> _TASK DIRECTIONS_:
Every line from the start of the entries up to and including the one bearing "return [q[0] for" must be printed verbatim, without the pictures.

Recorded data
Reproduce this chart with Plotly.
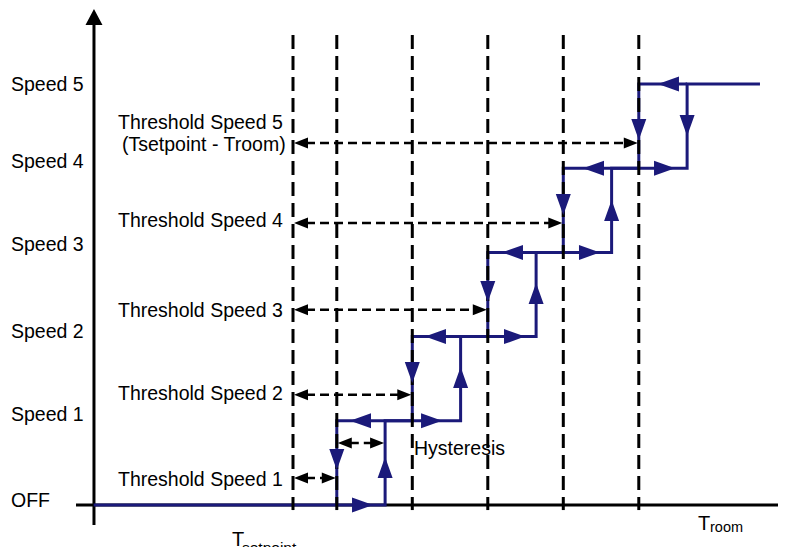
import plotly.graph_objects as go

# ---------------- data ----------------
speed_labels = ["OFF", "Speed 1", "Speed 2", "Speed 3", "Speed 4", "Speed 5"]
speed_levels = [0, 1, 2, 3, 4, 5]

setpoint_x = 0.0
down_thresholds = [0.58, 1.58, 2.58, 3.58, 4.58]   # speed k+1 -> k
up_thresholds = [1.22, 2.22, 3.22, 4.22, 5.22]     # speed k -> k+1
path_start_x = -2.64
path_end_x = 6.185

threshold_labels = ["Threshold Speed 1", "Threshold Speed 2", "Threshold Speed 3",
                    "Threshold Speed 4", "Threshold Speed 5"]
threshold_note = "(Tsetpoint - Troom)"
threshold_arrow_levels = [0.32, 1.31, 2.32, 3.35, 4.30]
hysteresis_label = "Hysteresis"
hysteresis_level = 0.736

h_arrow_x = [1.06, 0.755, 1.974, 1.748, 3.073, 2.768, 4.066, 3.841, 5.06, 4.834]
h_arrow_level = [0, 1, 1, 2, 2, 3, 3, 4, 4, 5]
h_arrow_dir = ["right", "left", "right", "left", "right", "left", "right", "left", "right", "left"]
v_arrow_x = [0.58, 1.58, 2.58, 3.58, 4.58, 1.22, 2.22, 3.22, 4.22, 5.22]
v_arrow_level = [0.416, 1.449, 2.411, 3.444, 4.335, 0.570, 1.639, 2.637, 3.622, 4.382]
v_arrow_dir = ["down", "down", "down", "down", "down", "up", "up", "up", "up", "down"]

axis_x_start = -2.874
axis_x_end = 6.636
axis_y_bottom = -0.2375
axis_y_top = 5.89
axis_y_xpos = -2.636
grid_top = 5.582
grid_bottom = -0.06

# ---------------- layout / style ----------------
# the page has an 8px body margin, so the figure is 8px smaller than the window
W, H = 778, 539
X_RANGE = [-3.7748, 6.5298]
Y_RANGE = [-0.4988, 5.9026]
SX = W / (X_RANGE[1] - X_RANGE[0])
SY = H / (Y_RANGE[1] - Y_RANGE[0])
BLUE = "#1b1a7a"
BLACK = "#000000"
FONT = "Liberation Sans, Arial, sans-serif"
FS = 19.5


def tri(xt, yt, d, L, Wd):
    lx, ly, wx, wy = L / SX, L / SY, Wd / SX, Wd / SY
    if d == "right":
        p = [(xt, yt), (xt - lx, yt + wy), (xt - lx, yt - wy)]
    elif d == "left":
        p = [(xt, yt), (xt + lx, yt + wy), (xt + lx, yt - wy)]
    elif d == "up":
        p = [(xt, yt), (xt - wx, yt - ly), (xt + wx, yt - ly)]
    else:
        p = [(xt, yt), (xt - wx, yt + ly), (xt + wx, yt + ly)]
    p.append(p[0])
    return [q[0] for q in p] + [None], [q[1] for q in p] + [None]


def tri_trace(tris, color):
    xs, ys = [], []
    for t in tris:
        a, b = tri(*t)
        xs += a
        ys += b
    return go.Scatter(x=xs, y=ys, mode="lines", fill="toself", fillcolor=color,
                      line=dict(width=0, color=color), hoverinfo="skip", showlegend=False)


fig = go.Figure()

# axes
fig.add_trace(go.Scatter(x=[axis_x_start, axis_x_end - 14 / SX, None, axis_y_xpos, axis_y_xpos],
                         y=[0, 0, None, axis_y_bottom, axis_y_top - 14 / SY],
                         mode="lines", line=dict(color=BLACK, width=3),
                         hoverinfo="skip", showlegend=False))
fig.add_trace(tri_trace([(axis_x_end, 0, "right", 16, 7.5),
                         (axis_y_xpos, axis_y_top, "up", 16, 8.5)], BLACK))

# blue hysteresis path
rise_x = [path_start_x]
rise_y = [0]
for k, u in enumerate(up_thresholds):
    rise_x += [u, u]
    rise_y += [speed_levels[k], speed_levels[k + 1]]
rise_x.append(path_end_x)
rise_y.append(speed_levels[-1])
fall_x, fall_y = [up_thresholds[-1]], [speed_levels[-1]]
for k in range(len(down_thresholds) - 1, -1, -1):
    d = down_thresholds[k]
    fall_x += [d, d]
    fall_y += [speed_levels[k + 1], speed_levels[k]]
fig.add_trace(go.Scatter(x=rise_x + [None] + fall_x, y=rise_y + [None] + fall_y,
                         mode="lines", line=dict(color=BLUE, width=3),
                         hoverinfo="skip", showlegend=False))

# dashed vertical lines
vx, vy = [], []
for x in [setpoint_x] + down_thresholds:
    vx += [x, x, None]
    vy += [grid_top, grid_bottom, None]
fig.add_trace(go.Scatter(x=vx, y=vy, mode="lines",
                         line=dict(color=BLACK, width=3, dash="14px,7px"),
                         hoverinfo="skip", showlegend=False))

# blue arrowheads
blue_tris = [(x, y, d, 21, 7.5) for x, y, d in zip(h_arrow_x, h_arrow_level, h_arrow_dir)]
blue_tris += [(x, y, d, 21, 7.5) for x, y, d in zip(v_arrow_x, v_arrow_level, v_arrow_dir)]
fig.add_trace(tri_trace(blue_tris, BLUE))

# dashed double arrows
spans = [(setpoint_x, d, lv) for d, lv in zip(down_thresholds, threshold_arrow_levels)]
spans.append((down_thresholds[0], up_thresholds[0], hysteresis_level))
dx, dy, heads = [], [], []
for a, b, lv in spans:
    dx += [a + 13 / SX, b - 13 / SX, None]
    dy += [lv, lv, None]
    heads += [(a + 1 / SX, lv, "left", 14, 5.5), (b - 1 / SX, lv, "right", 14, 5.5)]
fig.add_trace(go.Scatter(x=dx, y=dy, mode="lines",
                         line=dict(color=BLACK, width=2.5, dash="9px,5px"),
                         hoverinfo="skip", showlegend=False))
fig.add_trace(tri_trace(heads, BLACK))

# ---------------- text ----------------
ann = []
speed_yshift = [5, 7, 6, 8, 7, 0]
for lab, lv, ys in zip(speed_labels, speed_levels, speed_yshift):
    ann.append(dict(x=X_RANGE[0], y=lv, text=lab, xanchor="left", yanchor="middle",
                    xshift=2, yshift=ys, showarrow=False, borderpad=0,
                    font=dict(family=FONT, size=FS, color=BLACK)))
thr_yshift = [-1, 2, 0, 3, 21]
for lab, lv, ys in zip(threshold_labels, threshold_arrow_levels, thr_yshift):
    ann.append(dict(x=setpoint_x, y=lv, text=lab, xanchor="right", yanchor="middle",
                    xshift=-9, yshift=ys, showarrow=False, borderpad=0,
                    font=dict(family=FONT, size=FS, color=BLACK)))
ann.append(dict(x=setpoint_x, y=threshold_arrow_levels[-1], text=threshold_note,
                xanchor="right", yanchor="middle", xshift=-6, yshift=-1,
                showarrow=False, borderpad=0, font=dict(family=FONT, size=FS, color=BLACK)))
ann.append(dict(x=down_thresholds[0], y=hysteresis_level, text=hysteresis_label,
                xanchor="left", yanchor="middle", xshift=76, yshift=-5,
                showarrow=False, borderpad=0, font=dict(family=FONT, size=FS, color=BLACK)))
# axis titles (T with subscript)
ann.append(dict(x=setpoint_x, y=0, text="T", xanchor="left", yanchor="middle",
                xshift=-62, yshift=-34, showarrow=False, borderpad=0,
                font=dict(family=FONT, size=20, color=BLACK)))
ann.append(dict(x=setpoint_x, y=0, text="setpoint", xanchor="left", yanchor="middle",
                xshift=-52, yshift=-42, showarrow=False, borderpad=0,
                font=dict(family=FONT, size=15.5, color=BLACK)))
ann.append(dict(x=path_end_x, y=0, text="T", xanchor="left", yanchor="middle",
                xshift=-63, yshift=-17.5, showarrow=False, borderpad=0,
                font=dict(family=FONT, size=20, color=BLACK)))
ann.append(dict(x=path_end_x, y=0, text="room", xanchor="left", yanchor="middle",
                xshift=-51, yshift=-22, showarrow=False, borderpad=0,
                font=dict(family=FONT, size=14.5, color=BLACK)))

fig.update_layout(
    width=W, height=H, autosize=False,
    margin=dict(l=0, r=0, t=0, b=0, pad=0),
    paper_bgcolor="white", plot_bgcolor="white",
    xaxis=dict(range=X_RANGE, visible=False, fixedrange=True),
    yaxis=dict(range=Y_RANGE, visible=False, fixedrange=True),
    annotations=ann,
    showlegend=False,
)

fig.write_html("out.html")
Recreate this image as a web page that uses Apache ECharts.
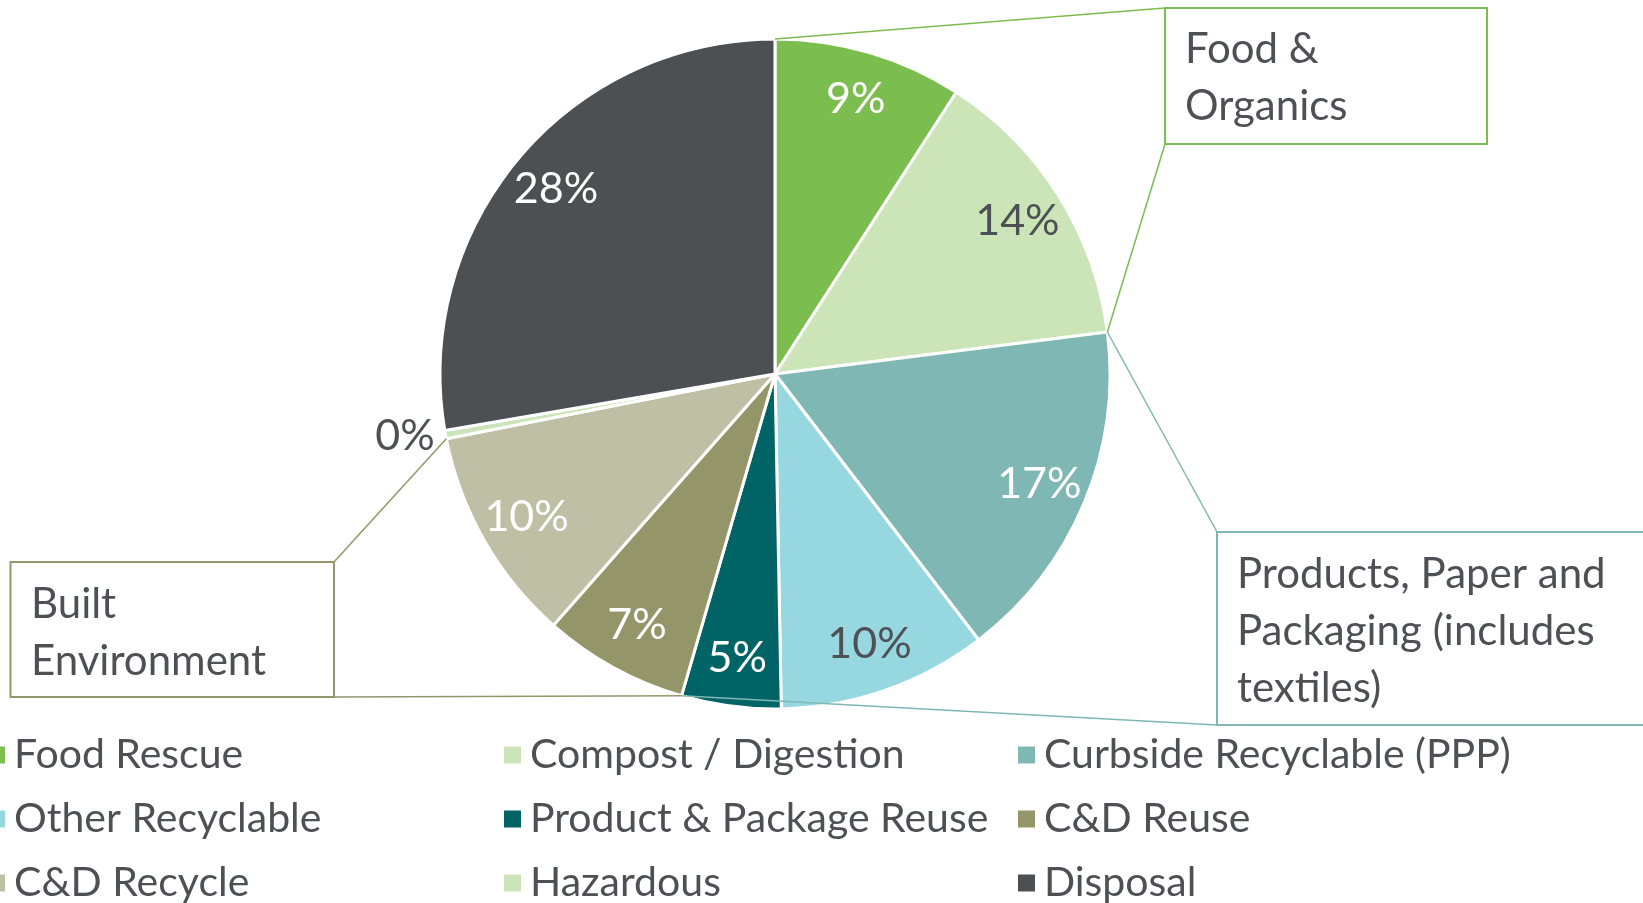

> _FINISHED EXERCISE_:
Reproduce this chart with Plotly.
import plotly.graph_objects as go

# ---------------- data ----------------
speed_labels = ["OFF", "Speed 1", "Speed 2", "Speed 3", "Speed 4", "Speed 5"]
speed_levels = [0, 1, 2, 3, 4, 5]

setpoint_x = 0.0
down_thresholds = [0.58, 1.58, 2.58, 3.58, 4.58]   # speed k+1 -> k
up_thresholds = [1.22, 2.22, 3.22, 4.22, 5.22]     # speed k -> k+1
path_start_x = -2.64
path_end_x = 6.185

threshold_labels = ["Threshold Speed 1", "Threshold Speed 2", "Threshold Speed 3",
                    "Threshold Speed 4", "Threshold Speed 5"]
threshold_note = "(Tsetpoint - Troom)"
threshold_arrow_levels = [0.32, 1.31, 2.32, 3.35, 4.30]
hysteresis_label = "Hysteresis"
hysteresis_level = 0.736

h_arrow_x = [1.06, 0.755, 1.974, 1.748, 3.073, 2.768, 4.066, 3.841, 5.06, 4.834]
h_arrow_level = [0, 1, 1, 2, 2, 3, 3, 4, 4, 5]
h_arrow_dir = ["right", "left", "right", "left", "right", "left", "right", "left", "right", "left"]
v_arrow_x = [0.58, 1.58, 2.58, 3.58, 4.58, 1.22, 2.22, 3.22, 4.22, 5.22]
v_arrow_level = [0.416, 1.449, 2.411, 3.444, 4.335, 0.570, 1.639, 2.637, 3.622, 4.382]
v_arrow_dir = ["down", "down", "down", "down", "down", "up", "up", "up", "up", "down"]

axis_x_start = -2.874
axis_x_end = 6.636
axis_y_bottom = -0.2375
axis_y_top = 5.89
axis_y_xpos = -2.636
grid_top = 5.582
grid_bottom = -0.06

# ---------------- layout / style ----------------
# the page has an 8px body margin, so the figure is 8px smaller than the window
W, H = 778, 539
X_RANGE = [-3.7748, 6.5298]
Y_RANGE = [-0.4988, 5.9026]
SX = W / (X_RANGE[1] - X_RANGE[0])
SY = H / (Y_RANGE[1] - Y_RANGE[0])
BLUE = "#1b1a7a"
BLACK = "#000000"
FONT = "Liberation Sans, Arial, sans-serif"
FS = 19.5


def tri(xt, yt, d, L, Wd):
    lx, ly, wx, wy = L / SX, L / SY, Wd / SX, Wd / SY
    if d == "right":
        p = [(xt, yt), (xt - lx, yt + wy), (xt - lx, yt - wy)]
    elif d == "left":
        p = [(xt, yt), (xt + lx, yt + wy), (xt + lx, yt - wy)]
    elif d == "up":
        p = [(xt, yt), (xt - wx, yt - ly), (xt + wx, yt - ly)]
    else:
        p = [(xt, yt), (xt - wx, yt + ly), (xt + wx, yt + ly)]
    p.append(p[0])
    return [q[0] for q in p] + [None], [q[1] for q in p] + [None]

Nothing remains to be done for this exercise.